What gave the post its edge was not only that somebody appeared to be on ground that was not theirs. It was the fact that it happened more than once. One wrong turn in the woods is easier to explain away. Three separate camera catches start to feel a lot less like confusion and a lot more like a pattern. That is why the thread quickly turned into a mix of legal talk, hunting-law arguments, and the usual hard opinions about whether this looked like deliberate trespass or an older hunter who may have been blood-trailing, lost, or wandering too close to a boundary without realizing it.

The photos themselves added a weird layer to the whole thing. Commenters latched onto the fact that the man appeared to be carrying an old-style muzzleloader during Pennsylvania’s late flintlock season, which led to a strange split in the replies. Some people said the old gun and the general look of the hunter made him seem more likely to be confused than malicious. Others were not buying that at all and pointed out that carrying a legal muzzleloader during the right season does not somehow cancel out trespassing on private ground. One commenter flatly said that trespassing with a weapon can become a much more serious matter in many states.

That back-and-forth is what made the post feel believable. It did not turn into a clean pile-on where everyone assumed the worst. Some people were willing to give the man the benefit of the doubt, especially because late flintlock season in Pennsylvania can put hunters in rough winter conditions where boundaries are easier to misread. Others pushed back and said private means private, especially if the same guy is showing up on multiple cameras. Once it happens over and over, people stop hearing “maybe he got turned around” and start hearing “how many chances are we supposed to give this?”

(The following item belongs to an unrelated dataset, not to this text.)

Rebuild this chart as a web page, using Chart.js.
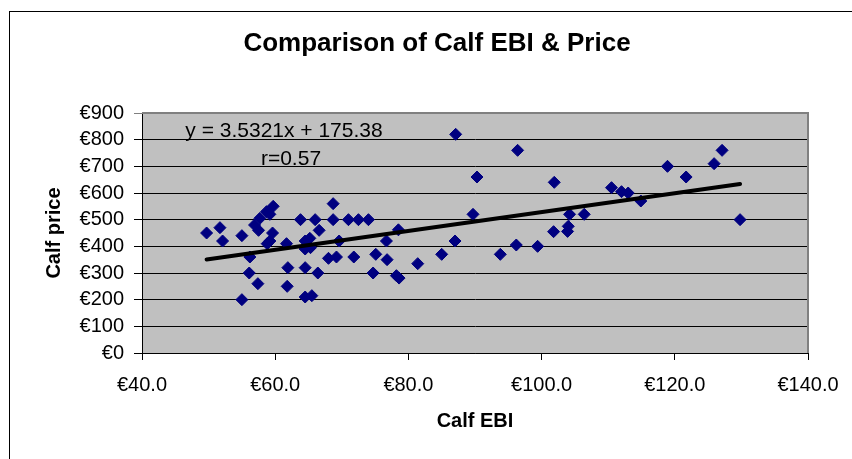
<!DOCTYPE html>
<html>
<head>
<meta charset="utf-8">
<script src="https://cdn.jsdelivr.net/npm/chart.js@4/dist/chart.umd.min.js"></script>
<style>
  html, body { margin: 0; padding: 0; background: #fff; }
  #wrap { width: 852px; height: 459px; position: relative; }
</style>
</head>
<body>
<div id="wrap"><canvas id="myChart" width="852" height="459"></canvas></div>
<script>
  // calf EBI (x) and calf price (y)
  const ebi = [
    49.7, 51.7, 52.1, 55.0, 55.0, 56.2, 56.1, 57.4, 56.9, 57.7,
    57.5, 58.7, 59.2, 59.7, 59.6, 59.2, 58.8, 61.7, 61.9, 61.8,
    63.8, 64.5, 64.5, 64.5, 64.5, 65.5, 65.2, 65.3, 66.0, 66.6,
    66.4, 68.7, 68.7, 68.0, 69.2, 69.6, 71.0, 71.8, 72.5, 74.0,
    74.7, 75.1, 76.7, 76.8, 78.5, 78.2, 78.6, 81.4, 85.0, 87.1,
    87.0, 89.7, 90.3, 93.8, 96.2, 96.4, 99.4, 101.8, 101.9, 103.9,
    104.0, 104.2, 106.4, 110.5, 112.0, 113.0, 114.9, 118.9, 121.7, 125.9,
    127.1, 129.8
  ];
  const price = [
    450, 470, 420, 440, 200, 360, 300, 260, 480, 505,
    460, 530, 520, 550, 450, 420, 410, 410, 320, 250,
    500, 420, 390, 320, 210, 215, 430, 395, 500, 460,
    300, 560, 500, 355, 360, 420, 500, 360, 500, 500,
    300, 370, 420, 350, 462, 290, 281, 335, 370, 820,
    420, 520, 660, 370, 405, 760, 400, 455, 640, 456,
    475, 520, 520, 620, 605, 600, 570, 700, 660, 710,
    760, 500
  ];
  const slope = 3.5321;
  const intercept = 175.38;
  const xTicks = [40, 60, 80, 100, 120, 140];
  const yTicks = [0, 100, 200, 300, 400, 500, 600, 700, 800, 900];

  const points = ebi.map((x, i) => ({ x: x, y: price[i] }));
  const xMin = Math.min(...ebi), xMax = Math.max(...ebi);
  const trend = [
    { x: xMin, y: slope * xMin + intercept },
    { x: xMax, y: slope * xMax + intercept }
  ];

  const FONT = "'Liberation Sans', Arial, sans-serif";

  const decor = {
    id: 'decor',
    beforeDraw(chart) {
      const { ctx, chartArea: a } = chart;
      ctx.save();
      ctx.fillStyle = '#fff';
      ctx.fillRect(0, 0, chart.width, chart.height);
      // outer frame
      ctx.strokeStyle = '#000';
      ctx.lineWidth = 1;
      ctx.strokeRect(9.5, 11.5, chart.width + 20, chart.height + 20);
      // plot background
      ctx.fillStyle = '#c0c0c0';
      ctx.fillRect(a.left, a.top, a.right - a.left, a.bottom - a.top);
      ctx.restore();
    },
    beforeDatasetsDraw(chart) {
      const { ctx, chartArea: a } = chart;
      ctx.save();
      ctx.strokeStyle = '#808080';
      ctx.lineWidth = 2;
      ctx.beginPath();
      ctx.moveTo(a.left, a.top);
      ctx.lineTo(a.right, a.top);
      ctx.lineTo(a.right, a.bottom);
      ctx.stroke();
      ctx.restore();
    },
    afterDraw(chart) {
      const { ctx } = chart;
      ctx.save();
      ctx.fillStyle = '#000';
      ctx.textAlign = 'center';
      ctx.textBaseline = 'middle';
      ctx.font = 'bold 26px ' + FONT;
      ctx.fillText('Comparison of Calf EBI & Price', 437, 44);
      ctx.font = '21px ' + FONT;
      ctx.fillText('y = ' + slope + 'x + ' + intercept, 284, 131);
      ctx.fillText('r=0.57', 291, 159);
      ctx.restore();
    }
  };

  const config = {
    type: 'scatter',
    data: {
      datasets: [{
        label: 'Calf price',
        data: points,
        pointStyle: 'rectRot',
        pointRadius: 6,
        backgroundColor: '#000080',
        borderColor: '#000080',
        borderWidth: 1,
        order: 2
      }, {
        type: 'line',
        label: 'Trend',
        data: trend,
        borderColor: '#000',
        borderWidth: 4,
        pointRadius: 0,
        borderCapStyle: 'round',
        order: 1
      }]
    },
    options: {
      responsive: false,
      animation: false,
      layout: { padding: { top: 113, right: 44, left: 0, bottom: 0 } },
      plugins: {
        legend: { display: false },
        tooltip: { enabled: false },
        title: { display: false }
      },
      scales: {
        x: {
          type: 'linear',
          min: 40,
          max: 140,
          afterBuildTicks: s => { s.ticks = xTicks.map(v => ({ value: v })); },
          afterFit: s => { s.height = 106; },
          grid: { drawOnChartArea: false, drawTicks: true, tickLength: 7, color: '#000' },
          border: { color: '#000', width: 1 },
          ticks: {
            padding: 13,
            autoSkip: false,
            color: '#000',
            font: { family: FONT, size: 20 },
            maxRotation: 0,
            callback: v => '€' + Number(v).toFixed(1)
          },
          title: {
            display: true,
            text: 'Calf EBI',
            color: '#000',
            font: { family: FONT, size: 20, weight: 'bold' },
            padding: { top: 0, bottom: 26 }
          }
        },
        y: {
          min: 0,
          max: 900,
          afterBuildTicks: s => { s.ticks = yTicks.map(v => ({ value: v })); },
          afterFit: s => { s.width = 142; },
          grid: {
            color: c => (c.tick && c.tick.value === 900 ? '#808080' : '#000'),
            tickLength: 8,
            lineWidth: 1
          },
          border: { color: '#000', width: 1 },
          ticks: {
            padding: 10,
            autoSkip: false,
            color: '#000',
            font: { family: FONT, size: 20 },
            callback: v => '€' + v
          },
          title: {
            display: true,
            text: 'Calf price',
            color: '#000',
            font: { family: FONT, size: 20, weight: 'bold' },
            padding: { top: 42, bottom: 0 }
          }
        }
      }
    },
    plugins: [decor]
  };

  const myChart = new Chart(document.getElementById('myChart'), config);
</script>
</body>
</html>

The comments also got into the messier part of hunting law: wounded-game recovery and posted land. One commenter guessed the man might be tracking a blood trail. Another replied that in Pennsylvania, you cannot simply go onto private land to recover game without permission, and said a warden can sometimes contact the landowner and try to help, but the final call still belongs to the owner. Elsewhere in the thread, users argued over whether Pennsylvania requires signs or purple paint, which only added to the sense that the landowner was getting the same kind of muddy answers a lot of people get once law and common sense stop lining up neatly.

The original poster did not sound amused by any of that. At one point he joked about the irony of the guy using a muzzleloader, but he also pointed out that there were other possible violations involved and made it pretty clear he was not looking at this like a harmless woodland mix-up. He also reacted to one trail-cam image showing the man staring open-mouthed into the camera, writing that he wanted to know what was going through the trespasser’s mind at the exact second he realized he had been photographed. That little detail gave the whole story a sharper edge, because it is the moment suspicion becomes proof and the trespasser realizes the land is not as unwatched as he thought.

What makes a story like this click is how familiar the frustration feels. A lot of landowners do not start out wanting to escalate anything. They want people to stay off their ground, respect boundaries, and not make them play detective with camera cards and blurry photos. But once the same person keeps showing up, that patience starts to run thin. At that point, the question is not whether the guy looks lost or old-school or harmless. It is whether the landowner is supposed to keep absorbing the problem while everyone else debates what the trespasser “might have meant.”

That is really where this Reddit post landed. It was not only about one man with a muzzleloader showing up where he should not have been. It was about how fast repeated camera proof turns a quiet piece of private ground into a place where the owner starts wondering whether anybody is actually going to step in before the next visit.